Mit den 160 Millionen Euro Lizenzeinnahmen wurde unter anderem die gesamte Forschung der 1993 gegründeten gemeinnützigen Biomedizinischen NMR Forschungs GmbH finanziert. Inzwischen hat Frahm mit seiner Forschergruppe einen weiteren Coup gelandet: Mit der neu entwickelten Echtzeit-MRT lassen sich erstmals Filme aus dem Inneren des Körpers mit höchster zeitlicher Auflösung aufnehmen. Die Universitätsmedizin Göttingen ist einer der Standorte, an denen die neue Technologie derzeit für den klinischen Einsatz erprobt wird. Für die Mediziner ergeben sich ganz neue diagnostische Möglichkeiten, weil sie erstmals Gelenk- oder Sprechbewegungen, Schluckvorgänge oder das schlagende Herz live beobachten können. Frahm freut sich, dass seine Forschung direkt den Patienten zugutekommt. Dieser Aspekt ist ihm wichtig: „Das ist eine ganz starke Motivation für unsere Arbeit. Wir machen keine Publikationen für die Schublade.“

Trotzdem ist die Liste seiner Veröffentlichungen lang, mittlerweile umfasst sie mehr als 460 wissenschaftliche Beiträge. Frahm geht aber nicht nur seiner Forscherneugierde nach, sondern engagiert sich seit vielen Jahren auch für den Wissenschaftsstandort Göttingen. Er ist unter anderem Geschäftsführer des Universitätsbundes sowie Vorstandsmitglied des Alumni- Vereins und der Privaten Stiftung der Georg-August-Universität. Vor allem aber ist Jens Frahm ein leidenschaftlicher Basketball-Fan. Er hat seit vielen Jahren eine Dauerkarte der BG und besucht so gut wie jedes Heimspiel.„Ich bin damals durch meinen Sohn zum Basketball gekommen, der erst beim ASC spielte und dann als Student in Oxford englischer College-Meister wurde“, erzählt er.

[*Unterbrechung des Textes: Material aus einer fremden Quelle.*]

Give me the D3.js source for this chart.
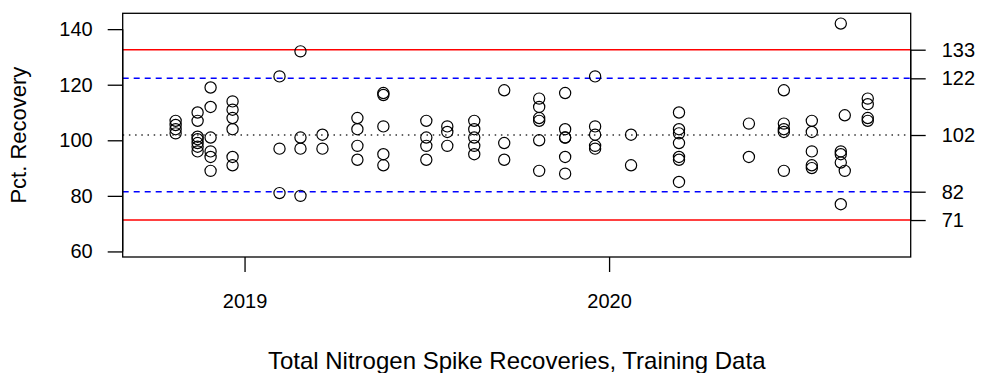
<html>
<head>
<script src="https://d3js.org/d3.v7.min.js"></script>
<style>
  body { margin: 0; background: #fff; }
  text { font-family: "Liberation Sans", Arial, sans-serif; font-size: 20px; fill: #000; }
</style>
</head>
<body>
<svg id="chart" width="985" height="373"></svg>
<script>
// sample dates and recoveries (one entry per circle)
const dates = [
  "2018-10-24","2018-10-24","2018-10-24","2018-10-24",
  "2018-11-15","2018-11-15","2018-11-15","2018-11-15","2018-11-15","2018-11-15","2018-11-15",
  "2018-11-28","2018-11-28","2018-11-28","2018-11-28","2018-11-28","2018-11-28",
  "2018-12-20","2018-12-20","2018-12-20","2018-12-20","2018-12-20","2018-12-20",
  "2019-02-05","2019-02-05","2019-02-05",
  "2019-02-26","2019-02-26","2019-02-26","2019-02-26",
  "2019-03-20","2019-03-20",
  "2019-04-24","2019-04-24","2019-04-24","2019-04-24",
  "2019-05-20","2019-05-20","2019-05-20","2019-05-20","2019-05-20",
  "2019-07-02","2019-07-02","2019-07-02","2019-07-02",
  "2019-07-23","2019-07-23","2019-07-23",
  "2019-08-19","2019-08-19","2019-08-19","2019-08-19","2019-08-19",
  "2019-09-18","2019-09-18","2019-09-18",
  "2019-10-23","2019-10-23","2019-10-23","2019-10-23","2019-10-23","2019-10-23",
  "2019-11-18","2019-11-18","2019-11-18","2019-11-18","2019-11-18","2019-11-18",
  "2019-12-18","2019-12-18","2019-12-18","2019-12-18","2019-12-18",
  "2020-01-23","2020-01-23",
  "2020-03-11","2020-03-11","2020-03-11","2020-03-11","2020-03-11","2020-03-11","2020-03-11",
  "2020-05-20","2020-05-20",
  "2020-06-24","2020-06-24","2020-06-24","2020-06-24","2020-06-24",
  "2020-07-22","2020-07-22","2020-07-22","2020-07-22","2020-07-22",
  "2020-08-20","2020-08-20","2020-08-20","2020-08-20","2020-08-20",
  "2020-08-24","2020-08-24",
  "2020-09-16","2020-09-16","2020-09-16","2020-09-16"
];
const recovery = [
  107,105.5,104,102.5,
  110,107,101.3,100.4,99,97.7,96,
  119,112,101,96,94,89,
  114,111,108,104,94,91,
  123,97,81,
  132,101,97,80,
  102,97,
  108,104,98,93,
  117,116.3,105,95,91,
  107,101,98,93,
  105,103,98,
  107,104,101,98,95,
  118,99,93,
  115,112,108,107,100,89,
  117,104,101,101,94,88,
  123,105,102,98,97,
  102,91,
  110,104,102.5,99,94,93,85,
  106,94,
  118,106,104,103,89,
  107,103,96,91,90,
  142,96,95,92,77,
  109,89,
  115,113,108,107
];

// control limits: upper action, upper warning, centre, lower warning, lower action
const limitValues = [132.6, 122.3, 101.9, 81.5, 71.3];
const limitLabels = ["133", "122", "102", "82", "71"];
const limitKinds  = ["action", "warning", "centre", "warning", "action"];

const yTicks = [60, 80, 100, 120, 140];
const yearTicks = ["2019-01-01", "2020-01-01"];
const yearLabels = ["2019", "2020"];

const parse = d3.timeParse("%Y-%m-%d");
const pLeft = 122.7, pRight = 910.7, pTop = 13.3, pBottom = 257;

const x = d3.scaleTime()
    .domain([parse("2018-09-01"), parse("2020-10-29")])
    .range([pLeft, pRight]);
const y = d3.scaleLinear()
    .domain([58, 145.7])
    .range([pBottom, pTop]);

const svg = d3.select("#chart");

// limit lines
const lineStyle = {
  action:  {stroke: "#ff0000", dash: null},
  warning: {stroke: "#0000ff", dash: "6,5"},
  centre:  {stroke: "#333", dash: "1.5,4.7"}
};
svg.append("g").selectAll("line")
  .data(limitValues)
  .join("line")
    .attr("x1", pLeft).attr("x2", pRight)
    .attr("y1", d => y(d)).attr("y2", d => y(d))
    .attr("stroke", (d, i) => lineStyle[limitKinds[i]].stroke)
    .attr("stroke-width", 1.4)
    .attr("stroke-dasharray", (d, i) => lineStyle[limitKinds[i]].dash);

// points
const pts = dates.map((d, i) => ({date: parse(d), v: recovery[i]}));
svg.append("g").selectAll("circle")
  .data(pts)
  .join("circle")
    .attr("cx", d => x(d.date))
    .attr("cy", d => y(d.v))
    .attr("r", 5.6)
    .attr("fill", "none")
    .attr("stroke", "#000")
    .attr("stroke-width", 1.2);

// frame
svg.append("rect")
  .attr("x", pLeft).attr("y", pTop)
  .attr("width", pRight - pLeft).attr("height", pBottom - pTop)
  .attr("fill", "none").attr("stroke", "#000").attr("stroke-width", 1.3);

// left axis
const yAxis = d3.axisLeft(y).tickValues(yTicks).tickSize(15).tickPadding(15);
const gy = svg.append("g").attr("transform", `translate(${pLeft},0)`).call(yAxis);
gy.select(".domain").attr("d", `M0,${y(60)}V${y(140)}`).attr("stroke-width", 1.3);

// right axis with limit labels
const rAxis = d3.axisRight(y).tickValues(limitValues).tickSize(15).tickPadding(16)
    .tickFormat((d, i) => limitLabels[i]);
const gr = svg.append("g").attr("transform", `translate(${pRight},0)`).call(rAxis);
gr.select(".domain").attr("d", `M0,${y(limitValues[4])}V${y(limitValues[0])}`).attr("stroke-width", 1.3);

// bottom axis (years)
const xAxis = d3.axisBottom(x).tickValues(yearTicks.map(parse)).tickSize(15).tickPadding(22)
    .tickFormat((d, i) => yearLabels[i]);
const gx = svg.append("g").attr("transform", `translate(0,${pBottom})`).call(xAxis);
gx.select(".domain").remove();

svg.selectAll(".tick line").attr("stroke", "#000").attr("stroke-width", 1.3);
svg.selectAll(".tick text").style("font-size", "20px").style("font-family", "Liberation Sans, Arial, sans-serif").attr("fill", "#000");

// labels
svg.append("text")
  .attr("x", (pLeft + pRight) / 2).attr("y", 369)
  .attr("text-anchor", "middle")
  .style("font-size", "24px")
  .text("Total Nitrogen Spike Recoveries, Training Data");

svg.append("text")
  .attr("transform", `translate(26,${(pTop + pBottom) / 2}) rotate(-90)`)
  .attr("text-anchor", "middle")
  .style("font-size", "22px")
  .text("Pct. Recovery");
</script>
</body>
</html>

Frahm war so fasziniert, dass er seit 20 Jahren selbst auf Korbjagd geht. „Wir waren zuletzt Dritter bei den deutschen Meisterschaften in der Ü-65-Gruppe und vor ein paar Jahren Vizemeister in der Ü-60-Gruppe“, sagt er stolz. Zwei große Ziele möchte er gerne noch erreichen: „Die Echtzeit-MRT für die breite klinische Anwendung nutzbar machen und einmal Deutscher Meister im Basketball werden.“

Foto: Alciro Theodoro da Silva
Zur Person
Jens Frahm wurde 1951 in Oldenburg geboren. Er studierte von 1969 bis 1974 an der Georg-August-Universität Göttingen Physik und promovierte anschließend in seinem Hauptfach Physikalische Chemie. Heute ist er an der Universität als Professor in diesem Fachgebiet tätig und Experte für Magnetresonanztomografie (MRT), ihre methodischen Entwicklungen und Anwendungen – und für die Echtzeit-MRT. Dank der von ihm erfundenen FLASH-Technologie ist die MRT heute das bedeutendste bildgebende Verfahren in der klinischen Diagnostik und weltweit im Einsatz.